Sunday, August 28, 2016

Umroh 2016: Sesi 1: Madinah (Kembali Ke Jati Diri)

Labbaika Allahuma labbaik...

Akhirnya saat yang ditunggu telah tiba. Setelah sempat tertunda beberapa kali, akhirnya tekad pun dibulatkan, mau kerjaan kelar atau tidak, mau kontrak baru di teken atau tidak, saya hanya ingin berangkat kesana, ke tanah suci, mengunjungi kota nabi dan bersimpuh di Baitullah, mengikuti jejak Ibrahim, Ismail dan Rasulullah SAW.

Perjalanan panjang dengan Saudi Airlines dimulai dari Jakarta menuju Riyadh lalu setelah menurunkan sebagian penumpang, pesawat mengudara lagi menuju Madinah.

Kesan pertama yang didapat dari maskapai teluk ini adalah pramugari yang sama sekali tidak ramah. Pelayanan yang kurang mengenal customer service. Dengan pengalaman terbang dengan berbagai maskapai sebelumnya dari yang berkelas hingga budget airlines, baru kali ini saya terperangah akan sikap pramugari yang ga ada ramah-ramahnya. Percakapan pramugari dengan penumpang yang duduk di depan membuat kami yang duduk di bangku belakangnya terperangah.

Di awal perjalanan, pramugari menanyakan siapa yang ingin melanjutkan berpuasa maka tidak boleh meminta makanan hingga 14 jam ke depan alias tidak boleh berubah pikiran, "ini agak mirip kamp militer" batin saya. Sementara siapa yg memutuskan membatalkan puasa maka akan di hidangkan makanan sesuai jadwal, ahem! tentunya dengan suara lantang ala-ala Timur Tengah.

Alhamdulillah, sesaat setelah meninggalkan Riyadh waktu berbuka pun tiba, segera perut di ganjal dengan sepotong sandwich dan air minum. Tak berapa lama kami pun menjejakkan kaki di Madinah.
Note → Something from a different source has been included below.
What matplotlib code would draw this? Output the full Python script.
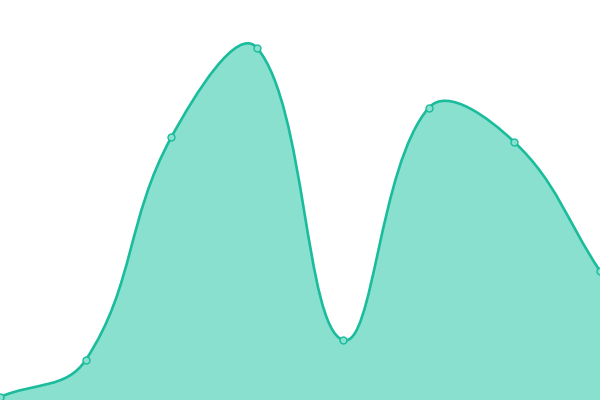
import numpy as np
import matplotlib
matplotlib.use("Agg")
import matplotlib.pyplot as plt
from matplotlib.path import Path
from matplotlib.patches import PathPatch

# values
labels = ["A", "B", "C", "D", "E", "F", "G", "H"]
values = [3, 40, 263, 352, 60, 292, 258, 129]

line_color = "#1abc9c"
fill_color = "#8ae0cf"

fig = plt.figure(figsize=(6, 4), dpi=100)
ax = fig.add_axes([0, 0, 1, 1])
n = len(values)
ax.set_xlim(0, n - 1)
ax.set_ylim(0, 400)
ax.axis("off")

# smooth curve, bezier control points like an echarts smooth line
sx = 600 / (n - 1)
pts = np.array([[i * sx, v] for i, v in enumerate(values)], dtype=float)
smooth = 0.4
cps = []
for i in range(n):
    p = pts[i]
    prev = pts[i - 1] if i > 0 else p
    nxt = pts[i + 1] if i < n - 1 else p
    v = nxt - prev
    d0 = np.hypot(*(p - prev))
    d1 = np.hypot(*(nxt - p))
    tot = d0 + d1 if d0 + d1 > 0 else 1
    cin = p - v * smooth * d0 / tot
    cout = p + v * smooth * d1 / tot
    cps.append((cin, cout))

verts = [pts[0]]
codes = [Path.MOVETO]
for i in range(n - 1):
    verts += [cps[i][1], cps[i + 1][0], pts[i + 1]]
    codes += [Path.CURVE4] * 3
verts = np.array(verts)
verts[:, 0] /= sx

fill_verts = np.vstack([verts, [[n - 1, 0], [0, 0], verts[0]]])
fill_codes = codes + [Path.LINETO, Path.LINETO, Path.CLOSEPOLY]
ax.add_patch(PathPatch(Path(fill_verts, fill_codes), facecolor=fill_color,
                       edgecolor="none"))
ax.add_patch(PathPatch(Path(verts, codes), facecolor="none",
                       edgecolor=line_color, lw=1.9))

ax.plot(range(n), values, "o", ms=5, mfc=fill_color, mec=line_color,
        mew=1, clip_on=False)

fig.savefig("out.png", dpi=100)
Petugas imigrasi adalah wajah pertama sebuah negeri. Wajah yang pertama kali menyapa pendatang dan memberi kesan pertama. Yang saya lihat, petugas imigrasi di tempat ini terkesan bermain-main dalam melakukan pekerjaan mereka. Bagi yang terlihat necis dan rapi mereka agak ramah tetapi bagi yang kelihatan tak berpunya, ah saya tak tega melihat bagaimana mereka di perlakukan. Di tengah antrian yang ramai, petugas tersebut akan seenaknya mendatangi kubikel rekan-rekannya yang lain dan bercanda bersama, sangat jauh sekali dari kesan profesional. Tak hanya itu, setelah melewati pos imigrasi pun, masih ada saja petugas iseng yang meminta diperlihatkan passpor padahal hanya ingin iseng menyapa.

Untunglah, jauh hari sebelum berangkat, saya diwanti-wanti beberapa teman untuk latihan bersabar selama di tanah suci, niatkan ibadah, dan jika ada kejadian tak mengenakkan ucapkan astaghfirullah dan bersabar, demikianlah persiapan mental tersebut terasa sangat bermanfaat.

Segera setelah mengambil bagasi, kami berjalan keluar bandara menuju bus yang akan membawa ke hotel. Udara sejuk di dalam bandara terasa sangat kontras ketika keluar, suhu lebih dari 45C segera menyapa. Hembusan hawa panasnya terasa menjilat di kulit seperti berada di dekat tungku yang membara.

Tak lama, bus yang kami tumpangi memasuki kota Madinah, dari kejauhan terlihat masjid Nabawi dengan lampunya yang terang benderang di gelapnya malam. Tak terkatakan apa yang saya rasakan saat melihat ke arah masjid, tak terasa air mata meleleh menyadari Almarhum Nabi yang menjadi teladan jutaan orang, manusia dengan ahklak yang paling baik, terkubur disana di bawah salah satu kubahnya. Ada perasaan haru merayap, menyusup di dada, menyadari bahwa Beliau yang selama ini di baca kisahnya, diikuti ajarannya, yang perkataannya dijadikan referensi berdiam di sana, diantara kerlap kerlip lampu masjidil Nabawi.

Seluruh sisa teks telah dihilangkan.